You may think that sounds super selfish. Oh friend, it is. I’m not one to give up sleep easily, which makes this journey of single foster parenting even harder. Losing sleep alone is lonely. Really, this entire journey of single foster parenting can be lonely.
While I have so many super, amazing people supporting me through this journey, I do miss having a co-parent to partner with in the breakdowns, in the disregulation, and to also help me regulate myself in the middle of the chaos.
Yet, in some ways being a single parent has helped me better relate to my daughter’s mom. I get a glimpse into what it’s like for her to parent alone, and I can imagine how I would feel if I didn’t have much support.
As a single parent, I’ve had Jesus shared into my life since birth, and that makes such a difference. He is always with me.
What’s the difference between single parenting and single FOSTER parenting?
While I am a single parent, I do have a handful of people I can call on and they gladly care and love on my daughter. But, even when calling on them, I feel guilty, like I’m interrupting their life. These feelings come especially when I need to ask the same person more than once a month. As a 2 on the Enneagram—The Helper—asking for help myself is beyond out of my comfort zone, super odd.
Thankfully, the men in my life have stepped up and helped care for my foster daughter like the princess she is. Having good, godly men in her life is so important. These men have spoken truth and love into her life, shown her how cherished she is and how a man should respect and love her well.
My brother-in-law has, specifically, been the most influential in this because my daughter and I do day-to-day life with my sister’s family.
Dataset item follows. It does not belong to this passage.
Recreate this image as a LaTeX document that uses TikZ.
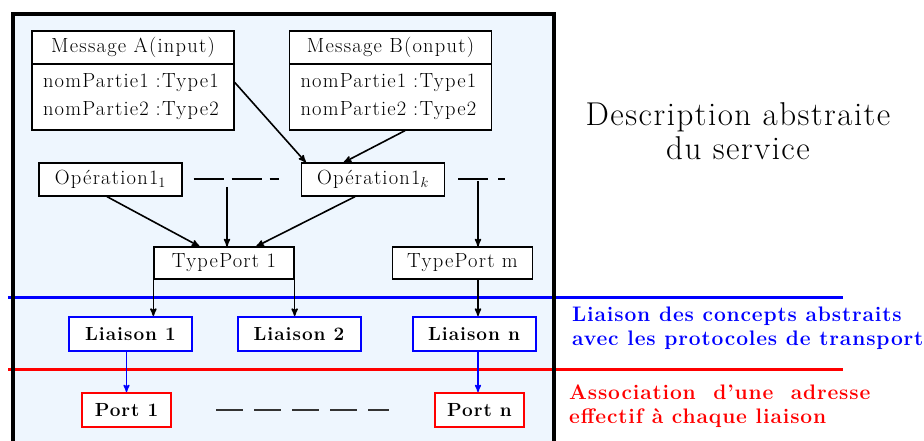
\documentclass[tikz,border=0pt]{standalone}
\usepackage{fontspec}
\setmainfont{Latin Modern Roman}
\usepackage{tikz}
\usetikzlibrary{arrows}

\definecolor{panelbg}{RGB}{238,246,254}
\definecolor{liaisonblue}{RGB}{0,0,255}
\definecolor{portred}{RGB}{255,0,0}

\begin{document}
\begin{tikzpicture}[
            x=1pt, y=-1pt,
            box/.style={
                draw,
                fill=white,
                line width=1.3pt,
                inner sep=0pt,
                font=\fontsize{20.5}{24}\selectfont\addfontfeature{LetterSpace=6}
            },
            msghead/.style={box, minimum width=202pt, minimum height=33pt},
            msgbody/.style={
                box,
                minimum width=202pt,
                minimum height=66pt,
                text width=180pt,
                align=left,
                font=\fontsize{20.5}{28}\selectfont\addfontfeature{LetterSpace=6}
            },
            opbox/.style={box, minimum width=143pt, minimum height=33pt},
            portype/.style={box, minimum width=140pt, minimum height=32pt},
            liaison/.style={
                box,
                draw=liaisonblue,
                line width=2pt,
                minimum width=123pt,
                minimum height=34pt,
                font=\bfseries\fontsize{19}{22}\selectfont\addfontfeature{LetterSpace=5}
            },
            portbox/.style={
                box,
                draw=portred,
                line width=2pt,
                minimum width=89pt,
                minimum height=34pt,
                font=\bfseries\fontsize{19}{22}\selectfont\addfontfeature{LetterSpace=5}
            },
            arr/.style={->, >=stealth', line width=1.6pt},
            bluearr/.style={->, >=stealth', line width=1.5pt, liaisonblue},
            gapline/.style={line width=2pt}
        ]
        \useasboundingbox (0,0) rectangle (924,441);
        \fill[panelbg] (13,14) rectangle (554,441);
        \draw[liaisonblue, line width=3pt] (8,297) -- (843,297);
        \draw[portred, line width=3pt] (8,369) -- (843,369);
        \draw[line width=3.5pt] (13,441) -- (13,14) -- (554,14) -- (554,441);

        \node[msghead] (headA) at (133,47.5) {Message A(input)};
        \node[msgbody] (bodyA) at (133,97) {nomPartie1 :Type1\\nomPartie2 :Type2};
        \node[msghead] (headB) at (390.5,47.5) {Message B(onput)};
        \node[msgbody] (bodyB) at (390.5,97) {nomPartie1 :Type1\\nomPartie2 :Type2};

        \node[opbox] (op1) at (110.5,179.5) {Opération1$_1$};
        \node[opbox] (opk) at (373,179.5) {Opération1$_k$};

        \node[portype] (tp1) at (224,263) {TypePort 1};
        \node[portype] (tpm) at (462.5,263) {TypePort m};

        \foreach \name/\x/\num in {l1/130.5/1, l2/299/2, ln/474/n} {
            \node[liaison] (\name) at (\x,334) {Liaison \num};
        }
        \node[portbox] (p1) at (126.5,410) {Port 1};
        \node[portbox] (pn) at (479.5,410) {Port n};

        \draw[arr] ([yshift=-19pt]bodyA.north east) -- ([xshift=5pt]opk.north west);
        \draw[arr] ([xshift=14.5pt]bodyB.south) -- ([xshift=43pt]opk.north west);

        \draw[gapline, dash pattern=on 30pt off 8pt] ([xshift=11pt]op1.east) -- ([xshift=-22pt]opk.west);
        \draw[gapline, dash pattern=on 30pt off 10pt] ([xshift=13pt]opk.east) -- ++(47,0);
        \coordinate (stem1) at (227,187);
        \coordinate (stemk) at (478,181);

        \draw[arr] ([xshift=-3.5pt]op1.south) -- ([xshift=46pt]tp1.north west);
        \draw[arr] (stem1) -- (stem1 |- tp1.north);
        \draw[arr] ([xshift=-18pt]opk.south) -- ([xshift=103pt]tp1.north west);
        \draw[arr] (stemk) -- (stemk |- tpm.north);

        \draw[arr] (tp1.south west) -- (tp1.south west |- l1.north);
        \draw[arr] (tp1.south east) -- (tp1.south east |- l2.north);
        \draw[arr] (stemk |- tpm.south) -- (stemk |- ln.north);

        \draw[bluearr] (p1.north |- l1.south) -- (p1.north);
        \draw[bluearr] (stemk |- ln.south) -- (stemk |- pn.north);

        \draw[line width=2.5pt, black!80, dash pattern=on 27pt off 11pt] ([xshift=44pt]p1.east) -- ([xshift=-45pt]pn.west);

        \node[font=\fontsize{33}{34}\selectfont\addfontfeature{LetterSpace=4.5}, align=center] (titre) at (738,131) {Description abstraite\\du service};
        \node[anchor=north west, inner sep=0pt, align=left, text=liaisonblue,
            font=\bfseries\fontsize{21}{23.5}\selectfont\addfontfeature{LetterSpace=4}] (txtliaison) at (572,307)
            {Liaison des concepts abstraits\\avec les protocoles de transport};
        \node[anchor=north west, inner sep=0pt, align=left, text=portred,
            font=\bfseries\fontsize{21}{23.5}\selectfont\addfontfeature{LetterSpace=4}] (txtport) at (569,385)
            {Association\ \ d'une\ \ adresse\\effectif à chaque liaison};
\end{tikzpicture}
\end{document}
He has loved on her as his own, challenged her with his “dad voice” when necessary, and stepped in to support me when I just need a break. It can be confusing at times when she hears my niece and nephew call him “Daddy” and she starts doing that, and we have to try to explain to a two-year-old that he is her uncle, not her daddy. But I’d rather her understand what a godly fatherly love is then never experience a father’s love at all.
Hard but good
This journey is hard. But hard doesn’t mean it’s wrong.
As a single foster parent, I know one day I’ll go from being “Mama,” with my arms full, to the next day I’ll be just another ordinary single girl, arms empty, when she returns home. What will my purpose be then?
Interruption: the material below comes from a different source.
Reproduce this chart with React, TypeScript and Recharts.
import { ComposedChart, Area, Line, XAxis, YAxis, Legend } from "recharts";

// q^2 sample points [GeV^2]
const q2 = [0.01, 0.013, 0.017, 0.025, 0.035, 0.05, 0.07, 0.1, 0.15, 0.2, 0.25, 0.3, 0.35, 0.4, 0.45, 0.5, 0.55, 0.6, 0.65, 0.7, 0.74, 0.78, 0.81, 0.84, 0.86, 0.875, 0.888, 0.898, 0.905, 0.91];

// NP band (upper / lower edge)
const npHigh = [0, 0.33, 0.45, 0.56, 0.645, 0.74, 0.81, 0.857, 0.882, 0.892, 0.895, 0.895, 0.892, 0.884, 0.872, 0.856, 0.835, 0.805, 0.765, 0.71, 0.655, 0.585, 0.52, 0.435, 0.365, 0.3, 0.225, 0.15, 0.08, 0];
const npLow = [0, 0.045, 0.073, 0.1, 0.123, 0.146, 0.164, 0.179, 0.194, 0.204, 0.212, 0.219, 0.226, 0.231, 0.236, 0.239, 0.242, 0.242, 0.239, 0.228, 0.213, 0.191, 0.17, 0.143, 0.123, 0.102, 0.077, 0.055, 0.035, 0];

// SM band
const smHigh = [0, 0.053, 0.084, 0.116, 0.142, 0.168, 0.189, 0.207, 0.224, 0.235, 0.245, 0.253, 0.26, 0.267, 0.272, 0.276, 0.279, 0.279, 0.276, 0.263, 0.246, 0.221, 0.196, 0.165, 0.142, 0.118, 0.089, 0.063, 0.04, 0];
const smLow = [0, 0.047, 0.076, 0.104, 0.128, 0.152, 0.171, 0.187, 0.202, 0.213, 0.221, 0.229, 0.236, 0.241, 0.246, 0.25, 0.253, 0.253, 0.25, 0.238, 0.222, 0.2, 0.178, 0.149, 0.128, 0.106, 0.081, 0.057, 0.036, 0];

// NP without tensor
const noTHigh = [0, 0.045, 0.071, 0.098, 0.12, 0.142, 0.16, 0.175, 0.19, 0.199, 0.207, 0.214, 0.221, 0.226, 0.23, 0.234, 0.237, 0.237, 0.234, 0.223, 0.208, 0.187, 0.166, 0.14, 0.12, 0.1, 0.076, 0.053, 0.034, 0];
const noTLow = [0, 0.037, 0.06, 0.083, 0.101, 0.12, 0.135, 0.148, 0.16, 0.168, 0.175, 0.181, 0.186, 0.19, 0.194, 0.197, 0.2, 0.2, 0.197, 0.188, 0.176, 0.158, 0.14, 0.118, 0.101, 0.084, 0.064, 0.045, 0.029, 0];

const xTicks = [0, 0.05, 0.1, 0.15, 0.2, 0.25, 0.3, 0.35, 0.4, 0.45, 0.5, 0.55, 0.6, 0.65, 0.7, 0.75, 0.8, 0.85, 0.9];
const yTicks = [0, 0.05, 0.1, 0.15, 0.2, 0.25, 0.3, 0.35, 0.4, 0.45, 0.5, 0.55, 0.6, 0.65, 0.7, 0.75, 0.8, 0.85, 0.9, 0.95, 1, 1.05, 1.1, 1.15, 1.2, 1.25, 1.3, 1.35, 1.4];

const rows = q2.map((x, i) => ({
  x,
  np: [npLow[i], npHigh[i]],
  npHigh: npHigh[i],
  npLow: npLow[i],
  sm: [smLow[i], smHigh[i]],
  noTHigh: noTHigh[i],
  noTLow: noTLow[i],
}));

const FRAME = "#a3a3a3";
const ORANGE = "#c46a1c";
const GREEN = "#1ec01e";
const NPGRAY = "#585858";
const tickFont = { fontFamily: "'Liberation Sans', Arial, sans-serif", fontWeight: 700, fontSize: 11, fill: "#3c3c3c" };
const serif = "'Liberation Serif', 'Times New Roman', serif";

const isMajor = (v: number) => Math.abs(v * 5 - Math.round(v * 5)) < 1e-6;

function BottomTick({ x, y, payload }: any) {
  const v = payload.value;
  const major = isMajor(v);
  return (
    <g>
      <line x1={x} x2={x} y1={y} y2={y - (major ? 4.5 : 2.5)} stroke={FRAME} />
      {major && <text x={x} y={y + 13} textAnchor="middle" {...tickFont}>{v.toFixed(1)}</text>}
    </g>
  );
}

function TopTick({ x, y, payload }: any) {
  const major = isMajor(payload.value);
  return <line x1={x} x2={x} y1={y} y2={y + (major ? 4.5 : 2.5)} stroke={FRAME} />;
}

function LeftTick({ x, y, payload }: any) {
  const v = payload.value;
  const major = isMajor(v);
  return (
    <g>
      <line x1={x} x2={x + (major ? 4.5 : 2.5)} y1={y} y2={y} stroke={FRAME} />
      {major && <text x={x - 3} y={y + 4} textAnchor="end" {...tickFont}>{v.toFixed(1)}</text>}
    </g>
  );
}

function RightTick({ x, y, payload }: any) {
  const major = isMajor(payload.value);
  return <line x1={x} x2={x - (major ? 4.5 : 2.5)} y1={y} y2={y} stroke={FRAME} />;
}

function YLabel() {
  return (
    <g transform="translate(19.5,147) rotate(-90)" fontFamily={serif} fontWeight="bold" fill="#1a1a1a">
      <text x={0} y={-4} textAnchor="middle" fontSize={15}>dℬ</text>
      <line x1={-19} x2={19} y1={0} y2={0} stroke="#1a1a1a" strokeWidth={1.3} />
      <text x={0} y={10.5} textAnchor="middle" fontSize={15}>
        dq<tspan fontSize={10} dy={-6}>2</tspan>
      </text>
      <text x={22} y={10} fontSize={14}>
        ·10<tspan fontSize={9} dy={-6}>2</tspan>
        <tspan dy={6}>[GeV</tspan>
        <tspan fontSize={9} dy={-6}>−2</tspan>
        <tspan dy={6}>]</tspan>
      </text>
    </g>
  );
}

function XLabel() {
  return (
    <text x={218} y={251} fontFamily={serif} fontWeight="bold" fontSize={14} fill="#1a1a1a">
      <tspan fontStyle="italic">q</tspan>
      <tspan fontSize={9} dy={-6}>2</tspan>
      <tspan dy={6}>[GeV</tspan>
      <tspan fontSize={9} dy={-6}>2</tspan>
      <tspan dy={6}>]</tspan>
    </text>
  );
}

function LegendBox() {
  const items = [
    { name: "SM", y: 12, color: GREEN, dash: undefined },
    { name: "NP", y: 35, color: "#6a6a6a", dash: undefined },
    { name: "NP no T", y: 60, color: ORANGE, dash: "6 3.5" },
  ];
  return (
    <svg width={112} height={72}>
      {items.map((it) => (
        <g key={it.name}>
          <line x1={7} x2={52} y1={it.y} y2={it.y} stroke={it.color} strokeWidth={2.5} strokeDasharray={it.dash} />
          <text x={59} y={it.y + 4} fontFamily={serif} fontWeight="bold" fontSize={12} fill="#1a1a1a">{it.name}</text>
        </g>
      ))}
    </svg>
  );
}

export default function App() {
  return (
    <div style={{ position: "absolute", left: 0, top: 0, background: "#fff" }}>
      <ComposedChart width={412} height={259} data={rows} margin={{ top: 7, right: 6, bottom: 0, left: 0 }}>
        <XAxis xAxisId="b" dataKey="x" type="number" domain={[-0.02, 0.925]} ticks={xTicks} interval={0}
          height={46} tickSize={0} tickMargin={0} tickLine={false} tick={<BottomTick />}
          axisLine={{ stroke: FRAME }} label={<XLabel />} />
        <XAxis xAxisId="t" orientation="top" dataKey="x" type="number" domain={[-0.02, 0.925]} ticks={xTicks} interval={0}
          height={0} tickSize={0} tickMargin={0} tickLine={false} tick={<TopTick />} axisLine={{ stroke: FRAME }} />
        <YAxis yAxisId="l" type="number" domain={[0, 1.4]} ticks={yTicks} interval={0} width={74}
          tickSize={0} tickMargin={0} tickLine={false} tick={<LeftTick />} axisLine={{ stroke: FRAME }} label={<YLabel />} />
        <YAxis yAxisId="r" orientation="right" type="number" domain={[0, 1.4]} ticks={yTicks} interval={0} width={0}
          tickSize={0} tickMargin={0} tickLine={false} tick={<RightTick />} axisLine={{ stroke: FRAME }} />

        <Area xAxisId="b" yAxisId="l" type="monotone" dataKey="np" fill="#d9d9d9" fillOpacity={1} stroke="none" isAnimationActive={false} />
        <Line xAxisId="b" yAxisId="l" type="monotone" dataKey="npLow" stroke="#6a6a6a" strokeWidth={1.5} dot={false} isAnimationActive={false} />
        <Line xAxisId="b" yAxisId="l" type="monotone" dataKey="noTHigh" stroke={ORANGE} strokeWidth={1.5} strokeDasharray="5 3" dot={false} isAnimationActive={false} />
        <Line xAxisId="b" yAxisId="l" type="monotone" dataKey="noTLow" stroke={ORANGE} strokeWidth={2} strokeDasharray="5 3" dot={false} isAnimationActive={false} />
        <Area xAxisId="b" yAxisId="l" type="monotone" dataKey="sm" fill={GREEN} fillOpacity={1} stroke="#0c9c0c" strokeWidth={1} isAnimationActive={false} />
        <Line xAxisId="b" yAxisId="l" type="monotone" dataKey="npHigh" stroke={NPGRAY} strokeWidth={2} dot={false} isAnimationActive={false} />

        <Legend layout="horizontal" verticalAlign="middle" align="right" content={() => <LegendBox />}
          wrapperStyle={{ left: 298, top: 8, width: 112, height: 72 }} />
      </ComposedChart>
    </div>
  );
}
It’s worth it. And let’s face it, foster parenting as a couple is also hard. I don’t believe being married makes this journey any easier, it’s just different.
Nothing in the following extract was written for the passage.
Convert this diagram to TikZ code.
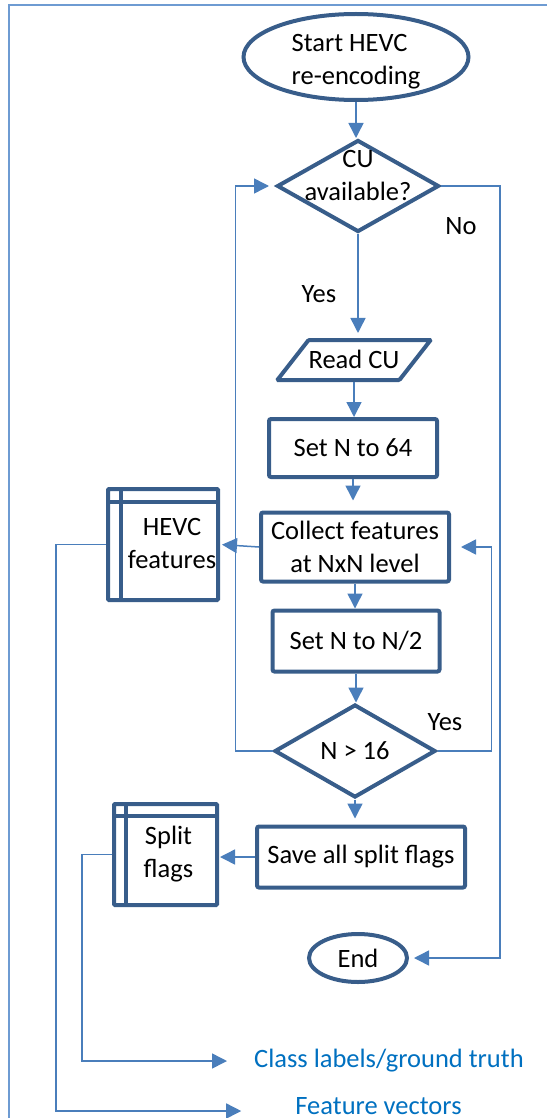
\documentclass[tikz,border=0pt]{standalone}
\usepackage{fontspec}
\setmainfont{Carlito}
\usetikzlibrary{shapes.geometric,arrows.meta}
\definecolor{boxblue}{RGB}{56,93,138}
\definecolor{lineblue}{RGB}{74,126,187}
\definecolor{frameblue}{RGB}{110,155,210}
\definecolor{textblue}{RGB}{0,112,192}
\begin{document}
\begin{tikzpicture}[x=1pt, y=-1pt, font=\fontsize{26.5}{33}\selectfont,
        box/.style={rectangle, rounded corners=2pt, draw=boxblue, line width=4pt, text centered, inner sep=0pt},
        term/.style={ellipse, draw=boxblue, line width=4pt, inner sep=0pt},
        decision/.style={diamond, draw=boxblue, line width=4pt, inner sep=0pt, align=center},
        inout/.style={trapezium, trapezium left angle=52, trapezium right angle=128, trapezium stretches=true, text height=28.5pt, text depth=11.5pt, rounded corners=1pt, draw=boxblue, line width=4pt, inner sep=0pt},
        store/.style={rectangle, rounded corners=1pt, draw=boxblue, line width=4pt, inner sep=0pt,
            path picture={\draw[boxblue, line width=4pt] ([yshift=-#1]path picture bounding box.north west) -- ([yshift=-#1]path picture bounding box.north east)
                ([xshift=#1]path picture bounding box.north west) -- ([xshift=#1]path picture bounding box.south west);}},
        outtext/.style={text=textblue, inner sep=0pt},
        flow/.style={draw=lineblue, line width=1.5pt, -{Triangle[length=15pt, width=15pt]}}]
        \useasboundingbox (0,0) rectangle (547,1118);
        \draw[frameblue, line width=1.5pt] (9,1118) -- (9,5) -- (547,5);
        \node[term, minimum width=225pt, minimum height=86pt, label={[yshift=-5pt, align=left]center:Start HEVC\\re-encoding}] at (356,57) (start) {};
        \node[decision, minimum width=162pt, minimum height=92pt, label={[yshift=11pt, align=center]center:CU\\available?}] at (358,186) (avail) {};
        \node[inout, minimum width=146pt] at (354,360) (read) {Read CU};
        \node[box, minimum width=168pt, minimum height=58pt] at (353,448) (setsf) {Set N to 64};
        \node[box, minimum width=188pt, minimum height=69pt, align=center] at (355,547) (collect) {Collect features\\at NxN level};
        \node[box, minimum width=167pt, minimum height=61pt] at (356,641) (halve) {Set N to N/2};
        \node[decision, minimum width=161pt, minimum height=93pt] at (355,751) (size) {N > 16};
        \node[box, minimum width=208pt, minimum height=61pt] at (361,857) (save) {Save all split flags};
        \node[term, minimum width=98pt, minimum height=48pt] at (358,958) (stop) {End};
        \node[store=13pt, minimum width=110pt, minimum height=111pt, label={[xshift=9pt, yshift=1.5pt, align=center]center:HEVC\\features}] at (163,544.5) (feat) {};
        \node[store=12pt, minimum width=103pt, minimum height=101pt, label={[xshift=3pt, align=center]center:Split\\flags}] at (165.5,854.5) (flags) {};
        \node[outtext] at (389,1061) (labels) {Class labels/ground truth};
        \node[outtext] at (378.5,1106) (vectors) {Feature vectors};
        \node at (461,226) (no) {No};
        \node at (319,294) (yesa) {Yes};
        \node at (445,722) (yesb) {Yes};
        \draw[flow] (start.south) -- (start.south |- avail.north);
        \draw[flow, shorten >=5pt] (avail.south) -- (avail.south |- read.north);
        \draw[flow] (read.south) -- (read.south |- setsf.north);
        \draw[flow, shorten >=10pt] (setsf.south) -- (setsf.south |- collect.north);
        \draw[flow] (collect.south) -- (collect.south |- halve.north);
        \draw[flow] (halve.south) -- (halve.south |- size.north);
        \draw[flow, shorten >=6pt] (size.south) -- (size.south |- save.north);
        \draw[flow, shorten >=2pt] (collect.west) -- (feat.east);
        \draw[flow, shorten >=1pt] (save.west) -- (save.west -| flags.east);
        \draw[flow, shorten >=6pt] (size.west) -- ++(-37,0) |- (avail.west);
        \draw[flow, shorten >=10pt] (size.east) -- ++(54,0) |- (collect.east);
        \draw[flow, shorten >=5pt] (avail.east) -- ++(59,0) |- (stop.east);
        \draw[flow, shorten >=54pt] (feat.west) -- ++(-50,0) |- ([yshift=-5pt]vectors.west);
        \draw[flow, shorten >=27pt] (flags.west) -- ++(-30,0) |- (labels.west);
\end{tikzpicture}
\end{document}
It is the hardest thing I’ve ever done and I know it’s also the hardest thing many other single and married people have ever done. This journey has led me to feelings and thoughts I never thought possible—I’ve seen the ugliest part of myself. But in that—I’ve seen so much grace, beauty and love from the Lord.
So why foster?
Why choose to live a crazy hard life? Because this is the life Jesus has demonstrated for us. We don’t have the option to lay down our life for someone else—God has commanded us to do this, it’s the Gospel. There is no way around that.
It’s in the midst of our hardest seasons, we see Jesus more clearly because He is our only Hope in the fire. It’s in this, that I’m reminded I am not defined by the roles of “single,” “married,” “foster parent,” “single foster parent,” or “married foster parent,” but I’m defined as a child of God and that is the most important role that helps us all succeed in the rest of our roles.
God is always present to speak truth from His Word to my weary soul. One verse He’s given me is Jeremiah 29:11—
“‘For I know the plans I have for you,’ declares the LORD, ‘plans to prosper you and not to harm you, plans to give you hope and a future.”
God’s definition of “good” isn’t always the same as mine, but He is always good, and I must trust in that no matter what.